E é precisamente aí que Los Hermanos se torna espelho. Diante de um exército de competidores e de uma multidão que marcha ao ritmo das exigências do presente, poucos ainda desejam ser “vencedores”. A banda captou, com rara sensibilidade, o estado de espírito dessa geração: “olha lá, quem acha que perder é ser menor na vida; olha lá, quem sempre quer vitória; e perde a glória de chorar; eu que já não quero mais ser um vencedor [...]”.

Há, nessas vozes, um anseio de fuga — não a fuga covarde, mas aquela que resgata o humano que ainda resta. Quando cantam “sei do incômodo e ela tem razão, quando vem dizer, que eu preciso, sim, de todo o cuidado”, confessam a necessidade de gentileza consigo mesmos. E quando se perguntam “e se eu fosse o primeiro a voltar pra mudar o que eu fiz, quem então agora eu seria?”, já não há arrependimento, mas contemplação: o reconhecimento de que crescer é perder versões antigas de si.

A principal e mais bela particularidade desse grupo é, talvez, a solidão. Não a solidão amarga, mas a que amadurece — essa que convida ao autoconhecimento, à introspecção, ao reencontro com o silêncio interior. “Sei que a tua solidão me dói; e que é difícil ser feliz; mas do que somos todos nós; você supõe o céu...”. Paradoxalmente, veneram a solidão: pertencem ao “Bloco do Eu Sozinho”, porque é na ausência do outro que descobrem sua mais terna companhia.

Faz-se necessário sentir-se só para, muitas vezes, sentir-se melhor e reconciliar-se com o próprio caos.
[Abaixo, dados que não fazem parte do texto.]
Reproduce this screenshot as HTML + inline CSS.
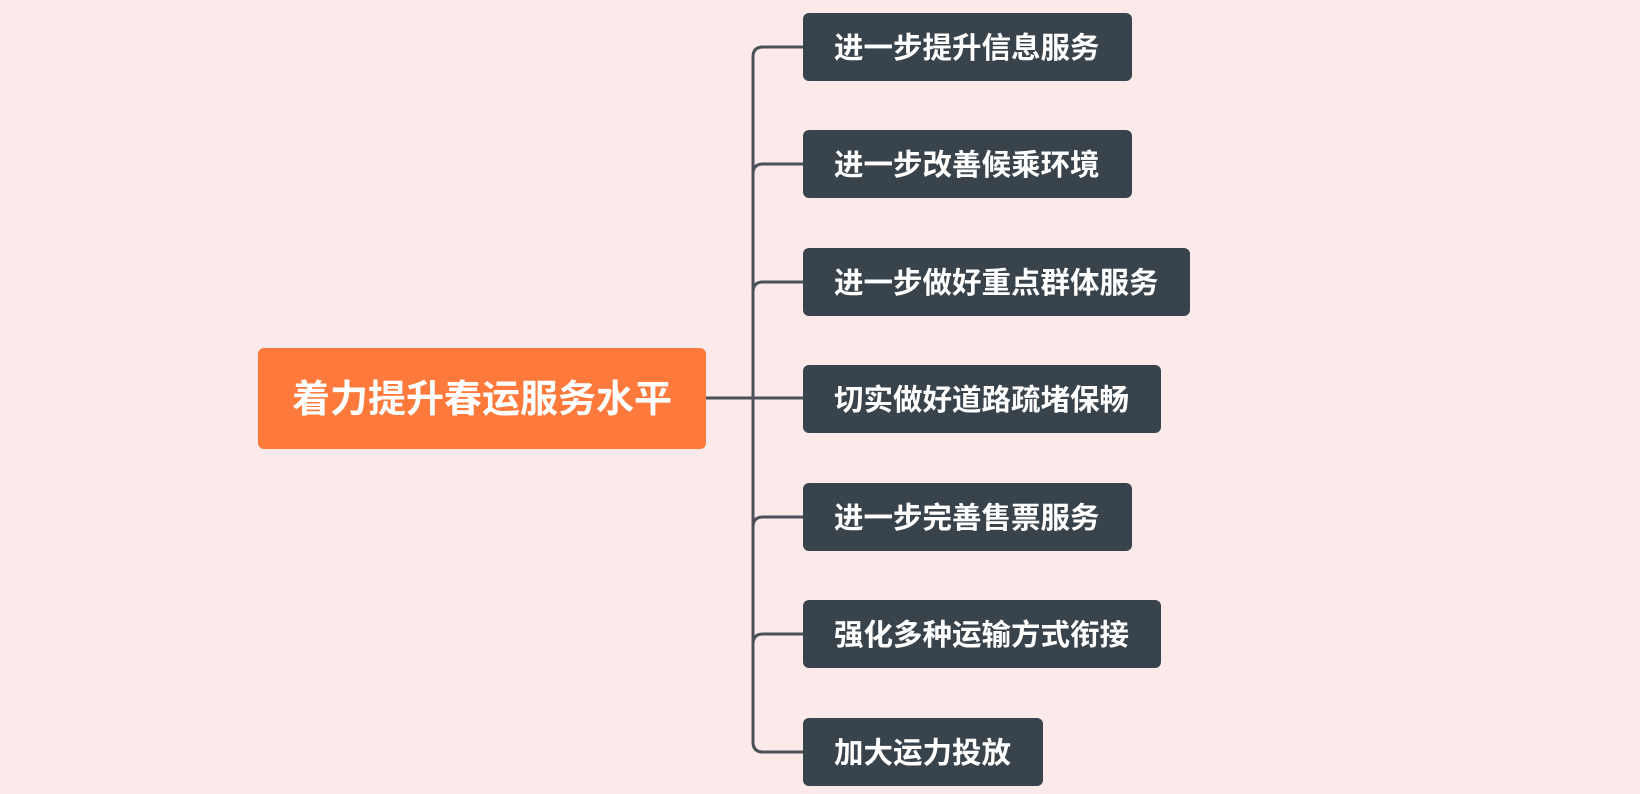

Em cada um, há um desejo de quietude e de recomeço — um voo íntimo em direção à paz. “Solidão, foge que eu te encontro, que eu já tenho asa”, canta Marcelo Camelo, como quem entende que o encontro consigo mesmo é também uma forma de libertação.

A canção dos Hermanos é, sobretudo, feita para os que remam contra a corrente, para quem se recusa a seguir a manada. É o canto dos que desistiram de vencer e começaram, enfim, a existir. “Pois é, não deu; deixa assim como está, sereno; pois é de Deus; tudo aquilo que não se pode ver; e ao coração que teima em bater; avisa que é de se entregar o viver.”

Há em suas composições um sentimento de comunidade — mas uma comunidade silenciosa, tecida de olhares cúmplices, de feridas semelhantes. “Pra nós todo amor do mundo, pra eles o outro lado.” Curioso: a euforia dos shows era sempre o espelho de uma solidão compartilhada.

O heroísmo do “eu” cantado por Camelo desprende-se da lógica do mundo e se reveste de humildade: é o heroísmo do que resiste sem aplauso, do que se contenta em ser. “Eu não vou mudar, não; eu vou ficar são; mesmo se for só; não vou ceder; Deus vai dar aval, sim; o mal vai ter fim; e no final, assim, calado; eu sei que vou ser coroado; rei de mim.”

O amor — carta magna dos Hermanos — é a rosa dos ventos dessa legião dispersa. É ele que orienta os perdidos e sustenta os frágeis: “veja você, onde é que o barco foi desaguar; a gente só queria um amor; Deus parece às vezes se esquecer; ai, não fala isso, por favor; esse é só o começo do fim da nossa vida.”

E, de volta, a fuga como última esperança: “a gente corre pra se esconder; e se amar, se amar até o fim; sem saber que o fim já vai chegar”. O amor, aqui, é a única forma possível de redenção. Arrebata o mal, reata o humano e devolve à vida algum sentido. “Diz, quem é maior que o amor? Me abraça forte agora, que é chegada a nossa hora.”

Se foi apenas uma época, uma sensação, um encontro espontâneo entre a comunidade e seu arauto, a geração do malmequer jamais teve, enquanto o Los Hermanos existiu, um porta-voz tão sensível — capaz de reunir, em versos, todos aqueles que, um dia, se sentiram perdidos e, ao se reconhecerem na dor, finalmente se encontraram.